The list was printed in the daily press and fixed to the door of all cathedrals, so that the faithful could take note and, if they wished, raise objections. The list consisted of six bishops and three priest-monks. Another commission was responsible for drawing up the list of electors. There were 700 of these, forty of them representatives of the Ethiopian Church, reflecting the strong historical and doctrinal ties between the two churches. On 29 October the electors chose by ballot three out of the remaining five candidates: Anba Samuel, Anba Shenuda and Fr Timotheos. On 31 October they made their final choice by lot. Before the beginning of the liturgy the three names were placed in a casket, which was then sealed and deposited on the altar. Before the distribution of communion the deacons selected one of the young boys present in the congregation, who was given communion and had a special prayer recited over him. At the end of the service he was blindfolded and drew one of the lots from the casket. This bore the name of Anba Shenuda. On 31 October 1971 Anba Shenuda was elected head of the Coptic Orthodox Church of Egypt, in succession to Patriarch Kyrillos VI who had died on 9 March 1971. He is the one hundred and seventeenth patriarch in the Coptic line of succession to the throne of St Mark.
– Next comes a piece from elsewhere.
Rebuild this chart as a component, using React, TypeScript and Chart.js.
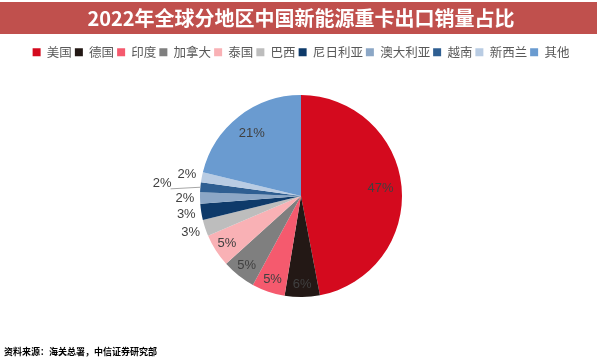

Anba Shenuda was born in 1923, in a village in the region of Asiut in Upper Egypt. He received a degree in English from the University of Cairo in 1947 and continued with advanced studies at the Egyptian Institute ofArchaeology. In 1948 he took part in the Palestinian war as an infantry officer. In 1949 he received the theological diploma from the Coptic seminary in Cairo and was then appointed to teach there. He withdrew in 1954 to the monastery of Deir al-Suriani in the Wadl al-Natriin and was ordained priest there in the following year, where he came under the influence of an Ethiopian ascetic who had come to live in the Egyptian desert. Since 1935 the Ethiopian Abuna 'Abd al-Maslh al-Habashi had inhabited a cave some 3 miles south of the monastery of Deir al-Baramus in the Wadl al-Natriin, where he practised an extreme asceticism. His consistent fasting and long vigils, in some ways even surpassing the austerity of his fourth-century models, left a lasting impact on many monks in the Coptic Church, and in particular on Shenuda. Shenuda's predecessor as patriarch, Kyrillos VI (1959-71), called him from the monastery in 1959 to become one of his secretaries, and in 1962 he was consecrated bishop, with special responsibility for religious education and the direction of the seminary. Shenuda was part of that generation of Coptic monastic clergy who would profoundly associate itself with the need for internal spiritual and structural reform. He has pointed out on a number of occasions that he would like to see the church today as strong as in the days of the fifth and sixth centuries.